Neue Razzia bei RAF-Gefangenen

Ermittlungsverfahren wegen „illegalem Info-System“ geht weiter/ Anwältin kritisiert „allzeit verfügbare Durchsuchungsbeschlüsse“/ Auch Verfassungsschutz kritisiert Verfahren gegen Gefangene  ■ Von Gerd Rosenkranz

Berlin (taz) — Zwischen Montag und Mittwoch vergangener Woche sind erneut die Zellen von 16 Gefangenen aus der RAF in sechs Knästen gefilzt worden. Im Durchsuchungsbeschluß wird den Inhaftierten vorgeworfen, ein sogenanntes „illegales Informantionssystem“ aufgebaut und unterhalten zu haben. Grundlage der Zellenrazzien ist ein Ermittlungsverfahren nach Paragraph 129a des Strafgesetzbuchs („Terroristische Vereinigung“), mit dem die Bundesanwaltschaft (BAW) bereits im März 1990 insgesamt 25 Gefangene überzogen hatte.
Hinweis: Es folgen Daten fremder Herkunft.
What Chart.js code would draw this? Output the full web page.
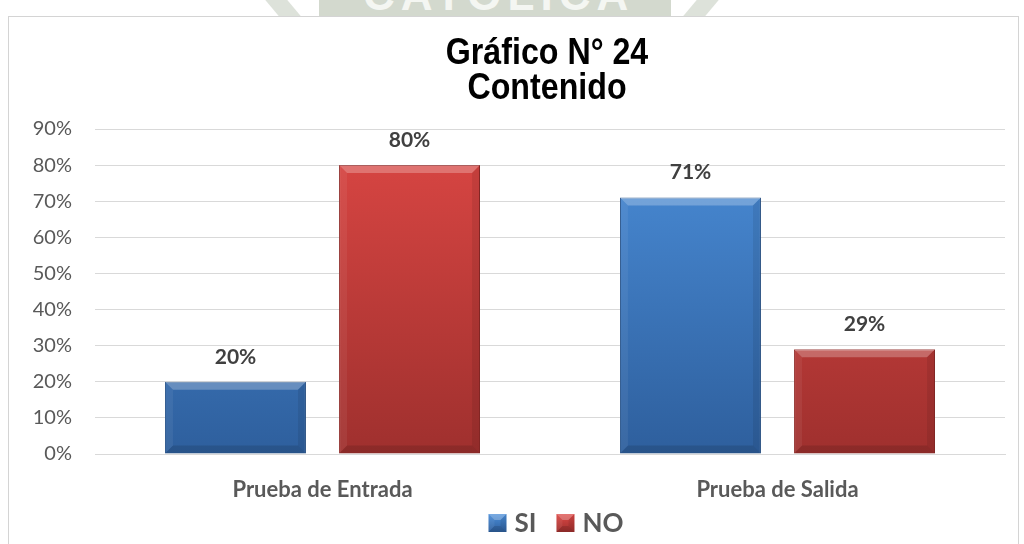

Die Aktion in der vergangenen Woche beruht auf einem Beschluß, den der Ermittlungsrichter am Bundesgerichtshof schon am 3. Dezember vergangenen Jahres erlassen und am 11. März erneut bestätigt hatte. Im Dezember sei die Durchsuchung aus „im wesentlichen organisatorischen Gründen nicht vollzogen“ worden, heißt es lapidar in der aktuellen Begründung.

Die Hamburger Anwältin Renate Trobitzsch glaubt, daß mit dem Vorgehen der BAW nun das Zeitalter der „,runderneuerten‘ und allzeit verfügbaren richterlichen Durchsuchungsbeschlüsse“ angebrochen sei. Mit den „auf Halde produzierten Beschlüssen“ solle „jede politische Artikulation, die die Anstaltszensur noch passieren konnte, durch Kriminalisierung gestoppt werden“.

Der Sprecher der Bundesanwaltschaft, Hans-Jürgen Förster, verteidigte gestern die Durchsuchungen in Celle, Bruchsal, Aichach, Frankfurt, Köln und Schwalmstadt. Es bestehe Anlaß zu der Annahme, daß „der konspirative Nachrichtenaustausch zwischen drinnen und draußen fortgesetzt wird“, zitierte der BAW-Sprecher aus dem Durchsuchungsbefehl.

Im Verlauf der Durchsuchungen habe man Dinge gefunden, die an der Postkontrolle vorbeigeschleust worden seien. Förster verwies auch auf eine Erklärung der in Köln einsitzenden Gefangenen Adelheid Schulz, die Mitte Januar „in Untergrundkreisen kursiert“ sei. Ob dieses Papier den Knast „illegal“ oder auf dem normalen Weg verlassen hat, konnte der Sprecher allerdings nicht sagen. Darüber hinaus wollte Förster über die beschlagnahmten Beweismittel nichts Näheres sagen.

Förster wehrte sich auch gegen die Behauptung Trobitzschs, Beamte des Bundeskriminalamts hätten die Zellen in Bruchsal zwei Tage lang in Abwesenheit der Gefangenen durchsucht. Die Gefangenen selbst hätten sich geweigert, bei der Razzia dabeizusein, sagte der BAW-Sprecher.

Kritik an dem Ermittlungsverfahren nach Paragraph 129a übte gestern auch der Chef des Hamburger Verfassungsschutzes, Christian Lochte. Er glaube nicht, daß „sich die Bundesanwaltschaft damit einen Gefallen“ tue. Zwar seien die Durchsuchungen selbst rechtmäßig. Er halte es jedoch für unsinnig, die „Gefangenen als RAF weiterzuverfolgen, wenn sie schon einsitzen“. Aus der Sicht des Verfassungsschutzes bilde die RAF eine „politisch gedankliche Einheit aus Kommandoebene, Legalen und solchen RAF- Gefangenen, die sich noch dazuzählen“. Der politische Austausch zwischen diesen Ebenen könne nicht strafrechtlich verfolgt werden.

Lochte: „Das politische Wollen ist nicht strafbar, nur die Tat.“ Ein Verfahren wäre demnach nur zu rechtfertigen, wenn Gefangene aus der Haft heraus Anschläge planten. Dafür habe es in den vergangenen Jahren nur in einem einzigen Fall einen Hinweis gegeben.